Guest Author Andrea Kayne Kaufman

Oh….so many good books….so little time.  That’s why when Rebecca from The Cadence Group contacted me about this author, I had to share it with all of you.  So please help me welcome today’s guest, Ms. Andrea Kayne Kaufman!!


Andrea Kayne Kaufman has guided and mentored hundreds of students as a professor at the DePaul University College of Education, where she serves as Chair of the Department of Leadership, Language and Curriculum. A professor and attorney who earned a bachelor’s degree from Vassar College, a master’s degree in Education from Harvard University and her Juris Doctor from the University of Pennsylvania Law School, Andrea has students who are primarily teachers, seeking masters and doctoral degrees in Educational Leadership to serve as principals and superintendents.

Andrea is an award-winning expert in the area of school law, and has published and spoken widely about special education law, education civil rights, the No Child Left Behind Act, cyber bullying, and other legal and political issues having an impact on students and schools.

In her personal and professional life, Andrea has been involved with issues relating to special needs, in particular Obsessive-Compulsive Disorder. Her debut novel, Oxford Messed Up, is a literary love story that transports readers on a redemptive and emotional journey, where the academic world of Oxford University serves as a backdrop for true learning, self-discovery, and transcendent love. Andrea’s professional expertise and personal experience have given her the vision to create a novel hailed by experts as one of the first to present the inner workings and treatment of Obsessive-Compulsive Disorder accurately, from the inside out.

Andrea is currently working on her next novel, Parent Over Shoulder. In this poignant love story, Andrea brings her education background, sensitivity, insight and articulate writing style to another “hell” found in many school communities – cyber-bullying. You can preview the first sample pages of Parent Over Shoulder here.

Andrea draws inspiration for her writing and life from poetry, Van Morrison’s music and other classic vinyl, her daily walks along Lake Michigan, and her time spent with her husband and two children in their equanimity-filled Chicago home.
You can visit Andrea at her website here.
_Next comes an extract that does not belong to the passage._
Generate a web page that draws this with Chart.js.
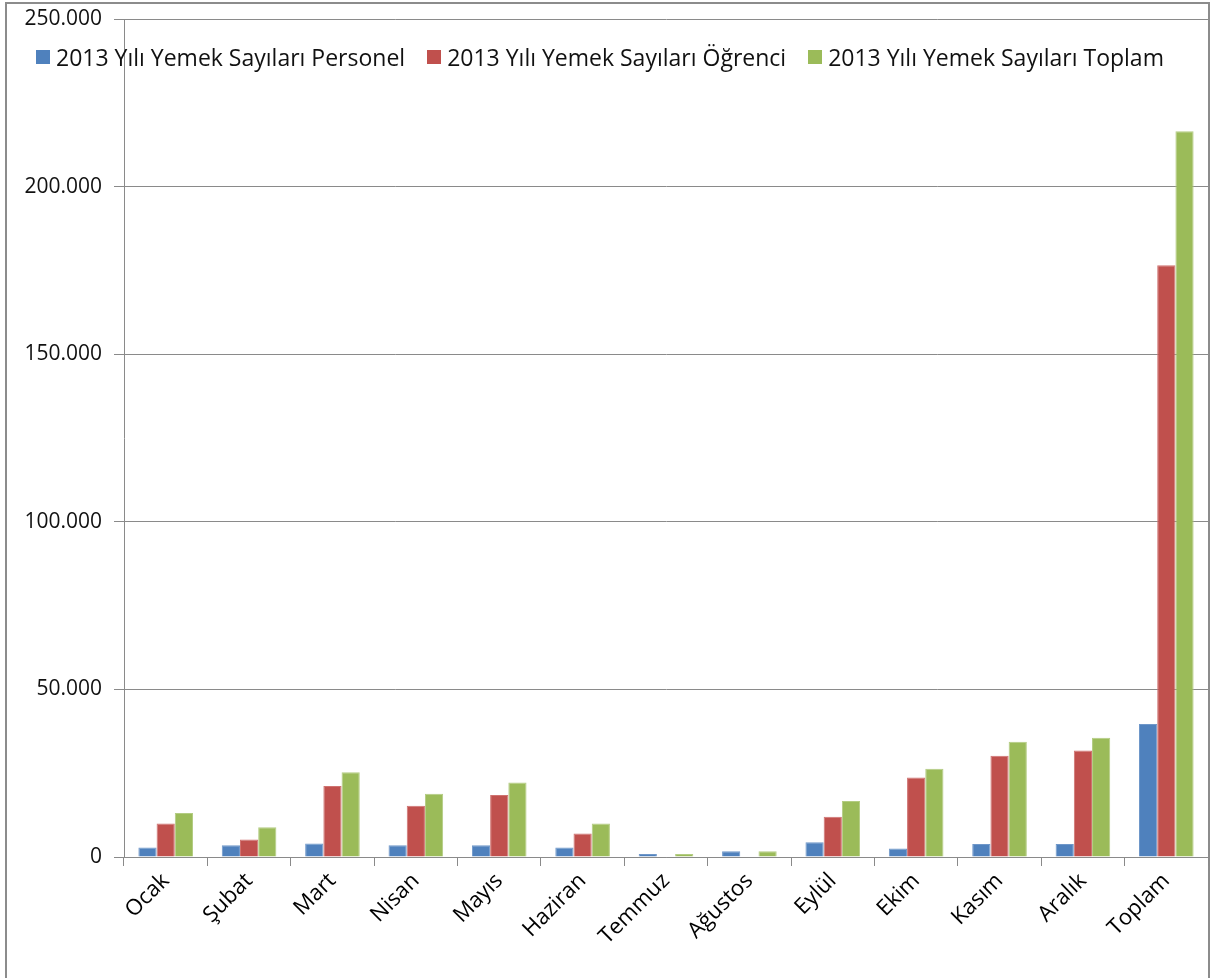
<!DOCTYPE html>
<html lang="tr">
<head>
<meta charset="utf-8">
<script src="https://cdn.jsdelivr.net/npm/chart.js@4.4.1/dist/chart.umd.min.js"></script>
<style>
    html, body { margin: 0; padding: 0; background: #fff; }
    #wrap { position: relative; width: 1215px; height: 978px; overflow: hidden; }
    #frame { position: absolute; left: 5px; top: 2px; width: 1205px; height: 1100px; border: 2px solid #8c8c8c; box-sizing: border-box; }
    canvas { position: absolute; left: 0; top: 0; }
    #legend { position: absolute; left: 36px; top: 41px; display: flex; font-family: "Open Sans", sans-serif; font-size: 23px; color: #111; }
    #legend .item { display: flex; align-items: center; margin-right: 22px; white-space: nowrap; }
    #legend .box { width: 14px; height: 14px; margin-right: 6px; }
</style>
</head>
<body>
<div id="wrap">
    <div id="frame"></div>
    <canvas id="yemekChart" width="1215" height="978"></canvas>
    <div id="legend"></div>
</div>
<script>
const months = ['Ocak', 'Şubat', 'Mart', 'Nisan', 'Mayıs', 'Haziran', 'Temmuz', 'Ağustos', 'Eylül', 'Ekim', 'Kasım', 'Aralık', 'Toplam'];
const personel = [2800, 3500, 4000, 3500, 3500, 2800, 900, 1700, 4400, 2500, 3900, 3900, 39700];
const ogrenci = [10000, 5200, 21150, 15300, 18500, 7000, 0, 0, 12000, 23700, 30200, 31800, 176500];
const toplam = [13100, 8850, 25300, 18900, 22250, 10000, 900, 1700, 16700, 26300, 34400, 35600, 216500];
const seriesNames = ['2013 Yılı Yemek Sayıları Personel', '2013 Yılı Yemek Sayıları Öğrenci', '2013 Yılı Yemek Sayıları Toplam'];
const seriesColors = ['#4F81BD', '#C0504D', '#9BBB59'];
const seriesEdges = ['#6f97c9', '#cf7270', '#b3cc82'];

const gridGray = '#8a8a8a';
const font = { family: '"Open Sans", sans-serif', size: 22 };

// legend sits inside the plot, drawn as html
document.getElementById('legend').innerHTML = seriesNames.map((name, i) => `
    <div class="item"><span class="box" style="background:${seriesColors[i]}"></span>${name}</div>
`).join('');

const ctx = document.getElementById('yemekChart').getContext('2d');
new Chart(ctx, {
    type: 'bar',
    data: {
        labels: months,
        datasets: [personel, ogrenci, toplam].map((vals, i) => ({
            label: seriesNames[i],
            data: vals,
            backgroundColor: seriesColors[i],
            borderColor: seriesEdges[i],
            borderWidth: 1,
            categoryPercentage: 0.655,
            barPercentage: 1.0
        }))
    },
    options: {
        responsive: false,
        animation: false,
        layout: { padding: { left: 0, top: 19, right: 7, bottom: 0 } },
        plugins: { legend: { display: false }, tooltip: { enabled: false } },
        scales: {
            x: {
                afterFit: (scale) => { scale.height = 121; },
                grid: { drawOnChartArea: false, drawTicks: true, tickLength: 9, color: gridGray, offset: true },
                border: { color: gridGray, width: 1 },
                ticks: { color: '#000', font: font, minRotation: 45, maxRotation: 45, padding: 2, autoSkip: false }
            },
            y: {
                min: 0,
                max: 250000,
                afterFit: (scale) => {
                    scale.width = 124;
                    // top label may hang over the plot edge, like the original
                    scale.paddingTop = 0;
                    scale.paddingBottom = 0;
                },
                ticks: {
                    stepSize: 50000,
                    color: '#111',
                    font: { family: font.family, size: 21 },
                    padding: 12,
                    callback: (v) => v.toLocaleString('de-DE')
                },
                grid: { color: gridGray, lineWidth: 1, tickLength: 10 },
                border: { color: gridGray, width: 1 }
            }
        }
    }
});
</script>
</body>
</html>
Oxford is NOT Gloria and Henry’s Kind Of Town
But That’s The Point

My main character, Gloria, is from Chicago. Chicago is a great city (and my home). But the love story for my novel, Oxford Messed Up, unfolds across the pond at Oxford. I’ve had readers ask how I chose that setting. The university, the oldest in the English-speaking world, is steeped in history, culture, and beauty with an impressive and profoundly rich intellectual tradition. I’ve traveled there with my family and as soon as Gloria began developing in my mind, I knew she belonged at Oxford. And I knew Henry belonged there too, even if he didn’t believe me (or Gloria) at first!

Gloria heads to Oxford on a Rhodes Scholarship. Being a Rhodes Scholar means you were singled out for your achievement in a particular area. It is considered by many to be the single most prestigious academic award available and Rhodes scholars go on to become leaders in their field. Rachel Maddow? Rhodes Scholar. Bill Clinton, Nick Kristof, and Naomi Wolf, too. She’s in some pretty good company. When we meet “Our Superstar” as Gloria’s father calls her, she is being reminded over and over again on her way to the airport that this is a natural next step for her. Of course she would be receiving the most prestigious award after graduating from Yale and discovering a missing manuscript. It’s only natural that this superstar shines on many continents, even if she can’t use the bathroom on her way there.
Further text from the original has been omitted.